Une personne mariée adultère, homme ou femme, recevra 100 coups de fouet (je me retiens de tout commentaire ultérieur). Une personne non-mariée adultère se mérite la lapidation.

J'ai lu sur un site maghrébain l'histoire d'une Somalienne de 13 ans qui, en revenant de chez sa grand-maman, s'est faite violer par trois hommes. Elle a rapporté le crime à la police. Elle s'est faite condamner à la lapidation. 1 000 hommes se sont pointés au stade de la ville pour voir sa mise à mort. Elle a été enterrée jusqu'à la nuque et 50 hommes lui ont lancé des pierres de taille graduellement plus grosses pendant qu'elle criait «ne me tuez pas».
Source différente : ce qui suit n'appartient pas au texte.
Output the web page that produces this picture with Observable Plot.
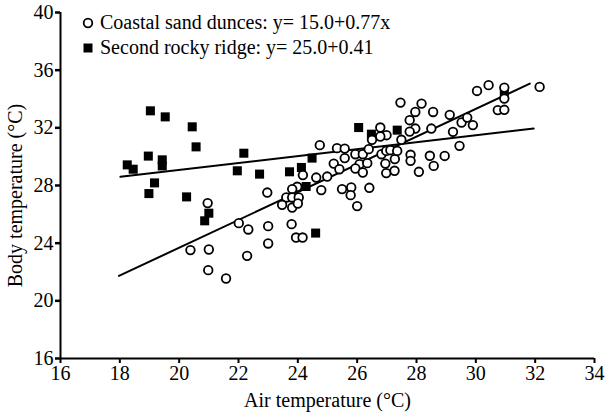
<!DOCTYPE html>
<html>
<head>
<meta charset="utf-8">
<script src="https://cdn.jsdelivr.net/npm/d3@7"></script>
<script src="https://cdn.jsdelivr.net/npm/@observablehq/plot@0.6"></script>
<style>
  html, body { margin: 0; padding: 0; background: #fff; }
  #wrap { position: relative; width: 605px; height: 417px; font-family: "Liberation Serif", "Times New Roman", serif; }
  #wrap svg text { font-family: "Liberation Serif", "Times New Roman", serif !important; font-variant-numeric: normal !important; }
  #legend { position: absolute; left: 82px; top: 10px; font-size: 20px; line-height: 25px; color: #000; }
  #legend .row { display: flex; align-items: center; white-space: nowrap; }
  #legend svg { margin-right: 6px; }
</style>
</head>
<body>
<div id="wrap"><div id="legend"></div></div>
<script>
// Coastal sand dunes (open circles)
const sandX = [20.38,21.0,20.98,21.58,20.96,22.01,22.33,22.29,22.97,23.0,23.0,23.79,23.94,24.16,23.98,23.81,23.61,23.81,24.03,23.47,23.81,24.0,24.17,24.62,24.99,24.74,24.79,25.32,25.58,25.58,25.21,25.4,25.49,25.8,25.78,26.0,26.41,25.94,26.19,26.39,26.5,26.78,26.99,26.78,26.08,26.34,25.94,26.19,26.82,26.98,27.12,27.27,27.35,26.95,26.98,27.26,27.46,28.17,27.96,27.77,28.56,27.96,27.77,28.5,27.49,27.8,27.8,28.45,28.58,28.08,29.12,28.95,29.52,29.71,29.9,29.23,29.45,30.04,30.43,30.96,30.96,30.74,30.96,32.15];
const sandY = [23.52,23.56,22.13,21.55,26.78,25.39,24.95,23.12,27.51,25.18,23.98,25.32,24.39,24.39,27.91,27.75,27.17,27.17,27.17,26.66,26.47,26.75,28.72,28.55,28.62,30.8,27.68,30.59,30.56,29.9,29.52,29.13,27.75,27.86,27.33,26.57,27.84,30.17,30.17,30.52,31.17,32.02,31.49,31.4,29.48,29.55,29.18,28.9,30.17,30.4,30.45,29.83,30.4,29.52,28.86,29.02,33.75,33.68,33.1,32.53,33.1,31.95,31.74,31.95,31.17,30.13,29.71,30.06,29.36,28.95,32.9,30.05,32.37,32.71,32.19,31.72,30.75,34.56,34.96,34.79,34.03,33.23,33.25,34.84];

// Second rocky ridge (filled squares)
const rockX = [19.03,19.53,20.44,20.57,18.96,19.43,19.43,18.25,18.45,19.17,18.98,20.25,21.0,20.86,22.18,21.96,22.71,23.72,24.12,24.48,24.28,24.6,26.05,26.48,27.35,30.96];
const rockY = [33.18,32.76,32.07,30.68,30.04,29.78,29.36,29.43,29.13,28.18,27.44,27.21,26.08,25.55,30.24,29.02,28.79,28.95,29.25,29.9,27.93,24.7,32.02,31.56,31.84,34.4];

// Regression line end points
const sandLineX = [17.97, 31.82];
const sandLineY = [21.73, 35.07];
const rockLineX = [18.02, 31.95];
const rockLineY = [28.6, 31.95];

// Axes
const xTicks = [16,18,20,22,24,26,28,30,32,34];
const yTicks = [16,20,24,28,32,36,40];
const xLabel = "Air temperature (°C)";
const yLabel = "Body temperature (°C)";

// Legend
const legendLabels = ["Coastal sand dunces: y= 15.0+0.77x", "Second rocky ridge: y= 25.0+0.41"];

const serif = "'Liberation Serif', 'Times New Roman', serif";
const sand = sandX.map((x, i) => ({x, y: sandY[i]}));
const rock = rockX.map((x, i) => ({x, y: rockY[i]}));
const sandLine = sandLineX.map((x, i) => ({x, y: sandLineY[i]}));
const rockLine = rockLineX.map((x, i) => ({x, y: rockLineY[i]}));

const chart = Plot.plot({
  width: 605,
  height: 417,
  marginLeft: 60,
  marginRight: 11,
  marginTop: 12,
  marginBottom: 59,
  style: {fontFamily: serif, fontSize: "20px", color: "#000", background: "#fff"},
  x: {domain: [16, 34]},
  y: {domain: [16, 40]},
  marks: [
    Plot.axisX(xTicks, {tickSize: 5, tickPadding: 2, strokeWidth: 2, fontSize: 20, fontFamily: serif, label: xLabel, labelAnchor: "center", labelArrow: "none", labelOffset: 48}),
    Plot.axisY(yTicks, {tickSize: 5, tickPadding: 2, strokeWidth: 2.5, fontSize: 20, fontFamily: serif, label: null}),
    Plot.text([yLabel], {text: d => d, frameAnchor: "left", textAnchor: "middle", lineAnchor: "middle", rotate: -90, dx: -45, dy: 10, fontSize: 20, fontFamily: serif, fill: "#000"}),
    Plot.ruleX([16], {strokeWidth: 2}),
    Plot.ruleY([16], {strokeWidth: 2}),
    Plot.line(sandLine, {x: "x", y: "y", stroke: "#000", strokeWidth: 2}),
    Plot.line(rockLine, {x: "x", y: "y", stroke: "#000", strokeWidth: 2}),
    Plot.dot(rock, {x: "x", y: "y", symbol: "square", r: 5.1, fill: "#000", stroke: "none"}),
    Plot.dot(sand, {x: "x", y: "y", r: 4.3, fill: "#fff", stroke: "#000", strokeWidth: 1.8})
  ]
});
document.getElementById("wrap").prepend(chart);

// HTML legend
const legend = d3.select("#legend");
const symbols = ["circle", "square"];
legendLabels.forEach((lab, i) => {
  const row = legend.append("div").attr("class", "row");
  const s = row.append("svg").attr("width", 12).attr("height", 12);
  if (symbols[i] === "circle") {
    s.append("circle").attr("cx", 6).attr("cy", 6).attr("r", 4.3).attr("fill", "#fff").attr("stroke", "#000").attr("stroke-width", 1.8);
  } else {
    s.append("rect").attr("x", 1.5).attr("y", 1.5).attr("width", 9).attr("height", 9).attr("fill", "#000");
  }
  row.append("span").text(lab);
});
</script>
</body>
</html>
...sur le site, un site DE LANGUE FRANÇAISE consulté par des lecteurs maghrébains, 13% était en accord avec la sentence. Un commentateur, fortement minoritaire, mais le plus éloquent, défendait car «il y a de l'adultère et de la prostitution sur le sol algérien».

Je dois dire, ce soir, après une magnifique soirée mondaine passée avec ma chérie, que j'ai peur. On ne touche pas aux étrangers ici, mais une femme de 25 ans qui sort de la villa d'un étranger?

J'ai bien des questions pour Nawell demain.